*Given data:*
━━━━━━━━━━━━━━━━
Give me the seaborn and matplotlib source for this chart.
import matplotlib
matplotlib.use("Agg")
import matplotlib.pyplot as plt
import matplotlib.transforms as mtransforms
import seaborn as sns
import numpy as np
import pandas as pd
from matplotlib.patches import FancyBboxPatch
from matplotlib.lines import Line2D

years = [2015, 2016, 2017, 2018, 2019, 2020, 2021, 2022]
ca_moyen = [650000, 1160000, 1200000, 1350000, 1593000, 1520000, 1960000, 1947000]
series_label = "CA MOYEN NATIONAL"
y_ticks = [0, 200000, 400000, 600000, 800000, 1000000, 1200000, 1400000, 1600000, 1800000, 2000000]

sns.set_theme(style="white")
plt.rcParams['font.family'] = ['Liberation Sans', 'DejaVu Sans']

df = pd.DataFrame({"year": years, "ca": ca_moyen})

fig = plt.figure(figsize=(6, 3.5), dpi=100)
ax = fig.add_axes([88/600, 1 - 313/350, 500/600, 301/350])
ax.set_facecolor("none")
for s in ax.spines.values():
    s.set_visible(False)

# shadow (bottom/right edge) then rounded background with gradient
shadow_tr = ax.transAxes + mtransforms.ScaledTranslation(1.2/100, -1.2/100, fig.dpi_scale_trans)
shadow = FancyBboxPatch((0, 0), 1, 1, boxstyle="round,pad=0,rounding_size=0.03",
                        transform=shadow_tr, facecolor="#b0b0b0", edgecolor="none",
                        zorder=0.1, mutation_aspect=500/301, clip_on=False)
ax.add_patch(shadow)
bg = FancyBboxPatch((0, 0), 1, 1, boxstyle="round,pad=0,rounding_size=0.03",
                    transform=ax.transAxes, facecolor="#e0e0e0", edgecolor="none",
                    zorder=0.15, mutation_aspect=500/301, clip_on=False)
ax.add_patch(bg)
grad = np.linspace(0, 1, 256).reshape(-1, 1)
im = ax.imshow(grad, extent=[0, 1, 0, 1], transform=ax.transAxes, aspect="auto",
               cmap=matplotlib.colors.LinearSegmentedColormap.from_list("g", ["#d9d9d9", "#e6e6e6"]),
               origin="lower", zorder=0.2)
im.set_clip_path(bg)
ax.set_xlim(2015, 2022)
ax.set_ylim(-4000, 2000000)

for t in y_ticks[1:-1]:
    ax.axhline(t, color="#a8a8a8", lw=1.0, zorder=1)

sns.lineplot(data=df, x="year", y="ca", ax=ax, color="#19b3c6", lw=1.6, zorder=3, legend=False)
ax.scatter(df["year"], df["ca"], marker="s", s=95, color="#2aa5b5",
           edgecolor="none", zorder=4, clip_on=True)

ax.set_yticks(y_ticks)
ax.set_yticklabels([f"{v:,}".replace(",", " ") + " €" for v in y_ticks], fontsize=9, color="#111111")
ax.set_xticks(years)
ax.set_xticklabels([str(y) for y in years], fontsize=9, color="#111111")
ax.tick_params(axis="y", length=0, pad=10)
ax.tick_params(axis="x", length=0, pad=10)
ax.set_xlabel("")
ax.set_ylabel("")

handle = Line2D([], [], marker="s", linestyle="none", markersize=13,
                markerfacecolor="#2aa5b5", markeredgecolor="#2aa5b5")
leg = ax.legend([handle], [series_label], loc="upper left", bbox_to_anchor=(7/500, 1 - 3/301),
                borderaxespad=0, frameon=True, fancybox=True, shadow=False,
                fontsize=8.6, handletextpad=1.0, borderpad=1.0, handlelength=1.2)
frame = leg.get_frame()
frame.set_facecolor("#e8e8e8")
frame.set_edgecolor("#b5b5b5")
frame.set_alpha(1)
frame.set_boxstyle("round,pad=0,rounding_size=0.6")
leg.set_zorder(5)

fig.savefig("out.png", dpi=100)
━━━━━━━━━━━━━━━━
*Problem:* Take the lines above from the first through the one containing "s.set_visible(False)" and reproduce them exactly; include nothing else.

*Answer below:*
Give me the seaborn and matplotlib source for this chart.
import matplotlib
matplotlib.use("Agg")
import matplotlib.pyplot as plt
import matplotlib.transforms as mtransforms
import seaborn as sns
import numpy as np
import pandas as pd
from matplotlib.patches import FancyBboxPatch
from matplotlib.lines import Line2D

years = [2015, 2016, 2017, 2018, 2019, 2020, 2021, 2022]
ca_moyen = [650000, 1160000, 1200000, 1350000, 1593000, 1520000, 1960000, 1947000]
series_label = "CA MOYEN NATIONAL"
y_ticks = [0, 200000, 400000, 600000, 800000, 1000000, 1200000, 1400000, 1600000, 1800000, 2000000]

sns.set_theme(style="white")
plt.rcParams['font.family'] = ['Liberation Sans', 'DejaVu Sans']

df = pd.DataFrame({"year": years, "ca": ca_moyen})

fig = plt.figure(figsize=(6, 3.5), dpi=100)
ax = fig.add_axes([88/600, 1 - 313/350, 500/600, 301/350])
ax.set_facecolor("none")
for s in ax.spines.values():
    s.set_visible(False)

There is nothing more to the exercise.